Ada Henry Van Pelt (1838 – August 7, 1923) was a temperance and suffrage activist, editor, lecturer, and, later in life, an inventor. She held several patents, including one for an electric water purifier, patented when she was 74 years old.[1]

Ada Henry Van Pelt was born in Princeton, Kentucky in 1838. The events of the Civil War shaped Ada's life from an early age. Her brother, Colonel A.P Henry, was the commander of the 15th Kentucky Cavalry regiment. Her husband Captain Charles E. Van Pelt, whom she married in 1864, commanded the 48th Kentucky Volunteer Mounted Infantry Regiment. Her father, Major C.B Henry, owes the protection of his fortunes from raiders to Ada.
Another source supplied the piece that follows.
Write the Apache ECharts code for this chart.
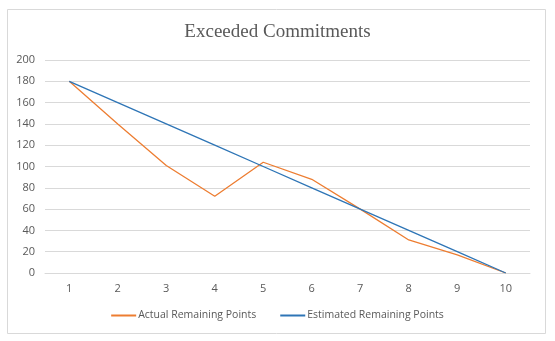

She hid her father's savings from his career in banking in her hoop-skirt when she heard the Confederates were coming to their area, hiding these savings in their house and protecting it from the looters. She was a temperance and suffrage activist as well. For six years, she was a main writer and editor of the Pacific Ensign, and also served as the President of the Pacific Coast Women's Press Association.[2] She went on many speaking tours, lecturing on her time working with the Red Cross during the Spanish-American War. After the end of the Civil War, Ada and her husband relocated to Nebraska, where she helped found the Lincoln City Library. After his death in 1889, she moved to California.